What is vibe coding?

Vibe coding is an AI-assisted programming approach where users describe software requirements in natural language, and large language models generate the corresponding code implementations. It speeds up development but introduces unique security challenges related to data classification and secret management.

Why are data classification rules important for AI-generated code?

AI models do not inherently understand organizational security policies or regulatory compliance requirements. Without explicit data classification rules, they may generate code that exposes sensitive data, uses insecure default configurations, or fails to properly handle PII, leading to significant security vulnerabilities.

How should I handle API keys in vibe-coded applications?

Never hardcode API keys in the source code. Always use environment variables to store sensitive credentials. Explicitly instruct the AI to use environment variables for all authentication mechanisms and verify that the generated code adheres to this practice before deployment.

What are the common security risks in vibe coding outputs?
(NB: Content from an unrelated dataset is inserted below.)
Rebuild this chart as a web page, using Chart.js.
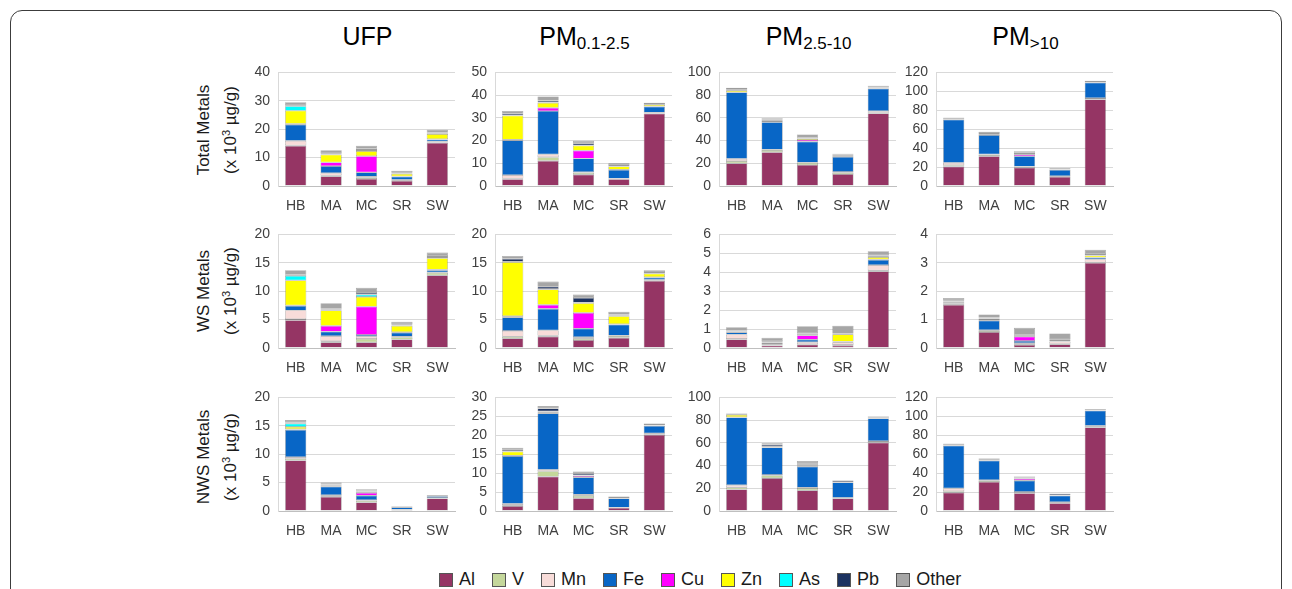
<!DOCTYPE html>
<html>
<head>
<meta charset="utf-8">
<script src="https://cdn.jsdelivr.net/npm/chart.js@4.4.1/dist/chart.umd.min.js"></script>
<style>
  html, body { margin: 0; padding: 0; background: #fff; }
  body { width: 1292px; height: 589px; position: relative; overflow: hidden;
         font-family: "Liberation Sans", Arial, sans-serif; }
  #frame { position: absolute; left: 10px; top: 10px; width: 1272px; height: 640px;
           border: 1.5px solid #3c3c3c; border-radius: 12px; box-sizing: border-box; }
  .coltitle { position: absolute; top: 22px; font-size: 25px; color: #000;
              transform: translateX(-50%); white-space: nowrap; }
  .coltitle sub { font-size: 17px; vertical-align: -4px; }
  .rowtitle { position: absolute; width: 200px; text-align: center; font-size: 17px;
              line-height: 22px; color: #1a1a1a; transform: translate(-50%, -50%) rotate(-90deg); }
  .rowtitle sup { font-size: 11px; vertical-align: 6px; }
  canvas.panel { position: absolute; }
  #legend { position: absolute; top: 569px; left: 439px; display: flex; font-size: 18px; color: #1a1a1a; }
  #legend .item { display: flex; align-items: center; margin-right: 17px; }
  #legend .sw { width: 12px; height: 12px; border: 1px solid #555; margin-right: 6px; }
</style>
</head>
<body>
<div id="frame"></div>
<div id="titles"></div>
<div id="legend"></div>

<script>
// Sampling sites (x categories) and metal fractions (stack order, bottom to top)
const sites = ["HB", "MA", "MC", "SR", "SW"];
const metals = ["Al", "V", "Mn", "Fe", "Cu", "Zn", "As", "Pb", "Other"];
const metalColors = ["#953564", "#c4d79b", "#f8dcd9", "#0866c6", "#ff00ff", "#ffff00", "#00ffff", "#1c3260", "#a6a6a6"];

// Column (size fraction) and row (metal pool) headings
const sizeTitles = ["UFP", "PM<sub>0.1-2.5</sub>", "PM<sub>2.5-10</sub>", "PM<sub>&gt;10</sub>"];
const poolTitles = [
  ["Total  Metals", "(x 10<sup>3</sup> µg/g)"],
  ["WS Metals", "(x 10<sup>3</sup> µg/g)"],
  ["NWS Metals", "(x 10<sup>3</sup> µg/g)"]
];

// Concentrations (x 10^3 µg/g); one row per metal, one value per site
const totalUFP = [
  [14.1, 3.4, 2.5, 1.8, 15.2],
  [0.2, 0.3, 0.5, 0.2, 0.2],
  [1.6, 0.8, 0.3, 0.2, 0.3],
  [5.7, 2.5, 1.5, 1.1, 0.7],
  [0.3, 1.3, 5.7, 0.1, 0.1],
  [4.6, 2.7, 1.8, 0.9, 1.8],
  [1.6, 0.1, 0.4, 0.1, 0.2],
  [0.3, 0.4, 0.4, 0.3, 0.3],
  [1.1, 1.1, 1.1, 0.7, 1.0]
];
const totalFine = [
  [3.0, 11.1, 5.0, 3.0, 31.8],
  [0.3, 1.6, 0.8, 0.2, 0.2],
  [1.5, 1.2, 0.3, 0.1, 0.3],
  [15.3, 19.1, 6.0, 3.8, 2.6],
  [0.3, 1.4, 3.5, 0.1, 0.1],
  [10.6, 2.2, 2.2, 1.4, 0.7],
  [0.1, 0.2, 0.1, 0.1, 0.1],
  [0.7, 0.8, 0.9, 0.5, 0.3],
  [1.2, 1.8, 1.1, 0.8, 0.5]
];
const totalCoarse = [
  [19.9, 29.8, 18.5, 10.5, 63.9],
  [2.0, 1.8, 1.8, 1.4, 0.5],
  [2.0, 0.5, 0.4, 0.5, 1.5],
  [58.5, 24.0, 18.4, 13.2, 19.9],
  [0.3, 0.3, 1.4, 0.1, 0.2],
  [1.5, 0.9, 1.1, 0.9, 0.8],
  [0.2, 0.2, 0.2, 0.1, 0.1],
  [0.8, 1.0, 0.6, 1.0, 0.8],
  [1.2, 1.2, 3.0, 0.7, 0.6]
];
const totalLarge = [
  [20.5, 31.4, 19.4, 9.5, 91.4],
  [1.5, 1.5, 1.0, 0.8, 0.5],
  [2.5, 0.5, 0.2, 0.2, 1.0],
  [45.5, 20.4, 10.8, 6.6, 16.3],
  [0.2, 0.3, 1.6, 0.1, 0.2],
  [0.8, 0.8, 0.7, 0.3, 0.3],
  [0.1, 0.1, 0.1, 0.1, 0.1],
  [1.0, 1.0, 1.2, 1.2, 1.0],
  [0.3, 1.3, 1.8, 0.3, 0.5]
];
const wsUFP = [
  [4.9, 1.0, 1.0, 1.5, 12.8],
  [0.2, 0.2, 0.6, 0.4, 0.4],
  [1.5, 0.9, 0.4, 0.1, 0.1],
  [0.8, 0.8, 0.3, 0.7, 0.4],
  [0.1, 1.0, 5.0, 0.1, 0.1],
  [4.4, 2.7, 1.7, 1.1, 2.0],
  [0.8, 0.2, 0.4, 0.1, 0.2],
  [0.2, 0.1, 0.3, 0.2, 0.2],
  [0.8, 1.0, 0.9, 0.4, 0.6]
];
const wsFine = [
  [1.7, 2.0, 1.4, 1.8, 11.8],
  [0.3, 0.2, 0.3, 0.3, 0.1],
  [1.0, 0.9, 0.2, 0.1, 0.1],
  [2.4, 3.8, 1.5, 1.9, 0.4],
  [0.2, 0.7, 2.8, 0.1, 0.1],
  [9.5, 2.7, 1.7, 1.4, 0.6],
  [0.1, 0.1, 0.1, 0.1, 0.1],
  [0.5, 0.4, 0.8, 0.2, 0.2],
  [0.5, 0.9, 0.6, 0.5, 0.3]
];
const wsCoarse = [
  [0.45, 0.12, 0.18, 0.12, 4.05],
  [0.03, 0.03, 0.03, 0.04, 0.05],
  [0.23, 0.05, 0.10, 0.14, 0.28],
  [0.12, 0.07, 0.13, 0.03, 0.27],
  [0.01, 0.02, 0.22, 0.01, 0.03],
  [0.02, 0.01, 0.06, 0.38, 0.12],
  [0.01, 0.01, 0.01, 0.01, 0.02],
  [0.05, 0.05, 0.04, 0.03, 0.07],
  [0.18, 0.18, 0.38, 0.42, 0.22]
];
const wsLarge = [
  [1.52, 0.56, 0.11, 0.13, 3.00],
  [0.03, 0.05, 0.02, 0.02, 0.02],
  [0.02, 0.02, 0.04, 0.07, 0.10],
  [0.04, 0.33, 0.08, 0.02, 0.06],
  [0.01, 0.03, 0.15, 0.01, 0.01],
  [0.01, 0.04, 0.02, 0.03, 0.07],
  [0.01, 0.01, 0.01, 0.01, 0.01],
  [0.04, 0.03, 0.04, 0.03, 0.04],
  [0.08, 0.11, 0.24, 0.19, 0.15]
];
const nwsUFP = [
  [8.9, 2.5, 1.5, 0.2, 2.2],
  [0.3, 0.2, 0.3, 0.02, 0.05],
  [0.3, 0.1, 0.1, 0.03, 0.05],
  [4.8, 1.5, 0.8, 0.4, 0.3],
  [0.1, 0.2, 0.5, 0.02, 0.02],
  [0.4, 0.1, 0.2, 0.02, 0.03],
  [0.6, 0.05, 0.05, 0.01, 0.01],
  [0.2, 0.15, 0.15, 0.08, 0.1],
  [0.4, 0.2, 0.25, 0.05, 0.05]
];
const nwsFine = [
  [1.3, 9.1, 3.4, 0.8, 20.1],
  [0.2, 1.4, 0.6, 0.05, 0.1],
  [0.4, 0.4, 0.3, 0.05, 0.3],
  [12.6, 14.9, 4.6, 2.4, 2.0],
  [0.1, 0.3, 0.4, 0.05, 0.05],
  [1.1, 0.1, 0.1, 0.05, 0.1],
  [0.1, 0.1, 0.05, 0.02, 0.05],
  [0.4, 0.8, 0.5, 0.3, 0.3],
  [0.5, 0.6, 0.5, 0.1, 0.1]
];
const nwsCoarse = [
  [19.0, 29.0, 18.2, 11.1, 60.2],
  [1.8, 2.3, 2.0, 0.3, 0.5],
  [1.9, 0.5, 0.3, 0.2, 0.9],
  [59.7, 24.2, 18.5, 13.5, 19.9],
  [0.2, 0.2, 1.0, 0.1, 0.2],
  [2.0, 0.8, 0.7, 0.2, 0.6],
  [0.1, 0.1, 0.1, 0.1, 0.1],
  [0.6, 1.5, 1.2, 1.3, 0.6],
  [0.5, 1.1, 2.1, 0.2, 0.3]
];
const nwsLarge = [
  [19.4, 30.7, 18.8, 8.2, 88.3],
  [1.5, 1.5, 1.1, 1.0, 0.6],
  [3.0, 0.5, 0.2, 0.2, 1.1],
  [45.0, 20.5, 11.9, 6.8, 16.0],
  [0.2, 0.2, 2.0, 0.1, 0.2],
  [0.8, 0.7, 0.6, 0.2, 0.3],
  [0.1, 0.1, 0.1, 0.1, 0.1],
  [1.0, 1.0, 0.8, 1.5, 1.0],
  [0.3, 0.5, 1.0, 0.3, 0.2]
];

// Y-axis ranges: maximum and tick step per panel, row by row
const yMax = [
  [40, 50, 100, 120],
  [20, 20, 6, 4],
  [20, 30, 100, 120]
];
const yStep = [
  [10, 10, 20, 20],
  [5, 5, 1, 1],
  [5, 5, 20, 20]
];

const panelData = [
  [totalUFP, totalFine, totalCoarse, totalLarge],
  [wsUFP, wsFine, wsCoarse, wsLarge],
  [nwsUFP, nwsFine, nwsCoarse, nwsLarge]
];

// Grid geometry (page pixels)
const plotLeft = [278, 495, 719, 936];
const plotTop = [68, 230, 393];
const plotW = 179, plotH = 118;
const axisW = 45, axisH = 30, padTop = 12, padRight = 4;
const FONT = "'Liberation Sans', Arial, sans-serif";

// Headings
const titles = document.getElementById('titles');
sizeTitles.forEach((t, c) => {
  const d = document.createElement('div');
  d.className = 'coltitle';
  d.innerHTML = t;
  d.style.left = (plotLeft[c] + plotW / 2) + 'px';
  titles.appendChild(d);
});
const rowCenters = [130, 291, 457];
poolTitles.forEach((t, r) => {
  const d = document.createElement('div');
  d.className = 'rowtitle';
  d.innerHTML = t.join('<br>');
  d.style.left = '217px';
  d.style.top = rowCenters[r] + 'px';
  titles.appendChild(d);
});

// Legend
const legend = document.getElementById('legend');
metals.forEach((m, i) => {
  const it = document.createElement('div');
  it.className = 'item';
  it.innerHTML = '<span class="sw" style="background:' + metalColors[i] + '"></span><span>' + m + '</span>';
  legend.appendChild(it);
});

// One stacked bar chart per panel
function drawPanel(r, c) {
  const cv = document.createElement('canvas');
  cv.className = 'panel';
  cv.width = axisW + plotW + padRight;
  cv.height = padTop + plotH + axisH;
  cv.style.left = (plotLeft[c] - axisW) + 'px';
  cv.style.top = (plotTop[r] - padTop) + 'px';
  document.body.appendChild(cv);
  const rows = panelData[r][c];
  new Chart(cv, {
    type: 'bar',
    data: {
      labels: sites,
      datasets: metals.map((m, i) => ({
        label: m,
        data: rows[i],
        backgroundColor: metalColors[i],
        borderColor: 'rgba(90,90,90,0.6)',
        borderWidth: 0.6,
        borderSkipped: false,
        barPercentage: 0.6,
        categoryPercentage: 1
      }))
    },
    options: {
      responsive: false,
      animation: false,
      layout: { padding: { top: padTop, right: padRight, left: 0, bottom: 0 } },
      plugins: { legend: { display: false }, tooltip: { enabled: false } },
      scales: {
        x: {
          stacked: true,
          grid: { display: false, drawTicks: false },
          border: { color: '#bfbfbf', width: 1 },
          ticks: { padding: 12, color: '#404040', font: { family: FONT, size: 14 } },
          afterFit(s) { s.height = axisH; }
        },
        y: {
          stacked: true,
          min: 0,
          max: yMax[r][c],
          grid: { color: '#d9d9d9', drawTicks: false },
          border: { color: '#d9d9d9', width: 1 },
          ticks: { stepSize: yStep[r][c], autoSkip: false, padding: 8, color: '#404040', font: { family: FONT, size: 14 } },
          afterFit(s) { s.width = axisW; }
        }
      }
    }
  });
}

for (let r = 0; r < 3; r++) {
  for (let c = 0; c < 4; c++) drawPanel(r, c);
}
</script>
</body>
</html>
Common risks include exposed secrets (like database passwords and API keys), misconfigured CORS settings allowing unrestricted cross-origin access, permissive Row-Level Security (RLS) policies, and improper handling of Personally Identifiable Information (PII). These issues often stem from the AI’s tendency to prioritize functionality over security.

Can AI tools automatically enforce data classification rules?

Currently, no. Most vibe coding tools do not natively implement comprehensive data classification rules that enforce organizational security policies. Human oversight, automated scanning, and post-generation verification processes are essential to close the gap between AI capabilities and security requirements.